# What is the link between statistical and QFT correlation functions?

I'm studying statistical mechanics in particular correlation function:

https://en.wikipedia.org/wiki/Correlation_function_(statistical_mechanics)

and I have understood it. Now searching on internet I found this:

https://en.wikipedia.org/wiki/Correlation_function_(quantum_field_theory)

I don't know quantum field theory and I was wondering which was the link between the two function? For example why the correlation function in quantum field theory is defined as $$\langle \phi_1,\phi_2,\dots,\phi_n \rangle$$ and not $$\langle \phi_1,\phi_2,\dots,\phi_n \rangle - \langle \phi_1 \rangle \cdots \langle \phi_n \rangle$$ as in statistical mechanics.

The "link" comes from the path integral formulation of quantum mechanics.

There's a certain dictionary that maps quantities from the canonical formulation to path integrals which closely resemble correlation functions from statistical mechanics. Specifically, suppose that $$\varphi_1, \dots, \varphi_n$$ are $$n$$ values of certain physical observables which correspond to quantities measured at times $$t_1 > \dots > t_n$$.

A quantum transition amplitude is given by

$$\left< 0 \right| \hat{\varphi}_1 \dots \hat{\varphi}_n \left| 0 \right>,$$

where $$\left| 0 \right>$$ is the vacuum state of the quantum system, and quantities with "hats" represent quantizations of physical observables (linear operators acting on the Hilbert space).

It encodes a certain probabilistic property of quantum systems.

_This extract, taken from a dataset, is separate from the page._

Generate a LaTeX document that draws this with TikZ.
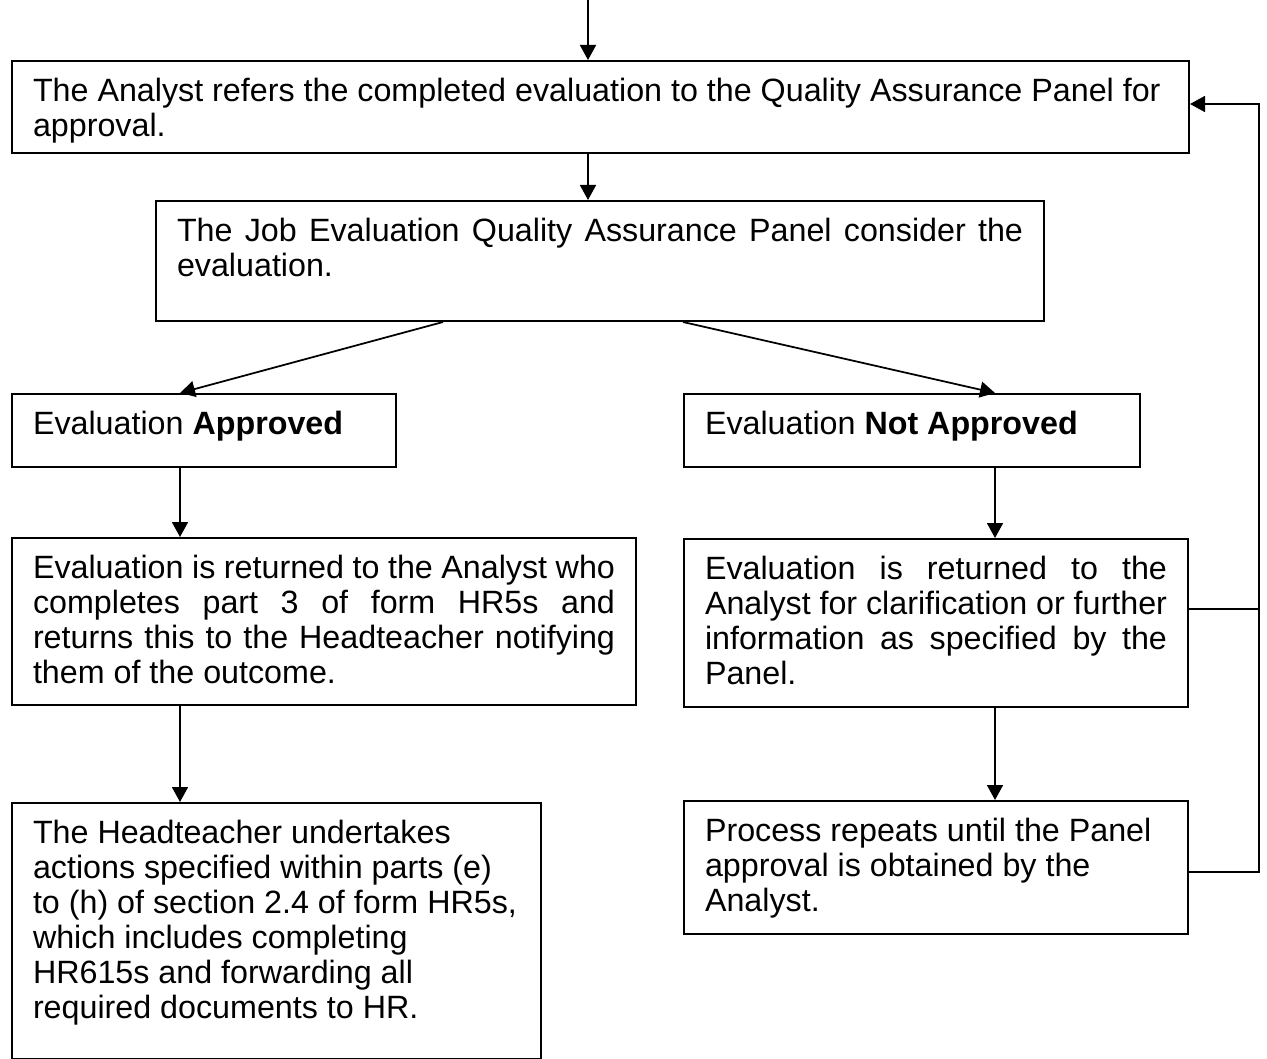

For example, for $$n = 2$$, its absolute value squared encodes the probability density of a transition between two quantum states.

On the other side of the correspondence is the path integral

$$\int Dx e^{i \hbar^{-1} S[x]} \varphi_1[x] \dots \varphi_n[x],$$

where all quantities are just numbers. The expression

$$\rho[x] = e^{i \hbar^{-1} S[x]}$$

can be thought of as the probability density functional defined on the space of all trajectories. However, the similarity is only formal: unlike probability densities, it is complex-valued, and generally ill-defined without delicate procedures called renormalizations.

This link can be made precise for Wightman QFT and statistical mechanics with Osterwalder-Schrader axioms. However, the absolute majority of realistic QFT models are based on the gauge theory, for which there's no known axiomatization, so the link remains just a vague conjecture.

Actually, making this precise for gauge theories is related to one of the millennium prize problems.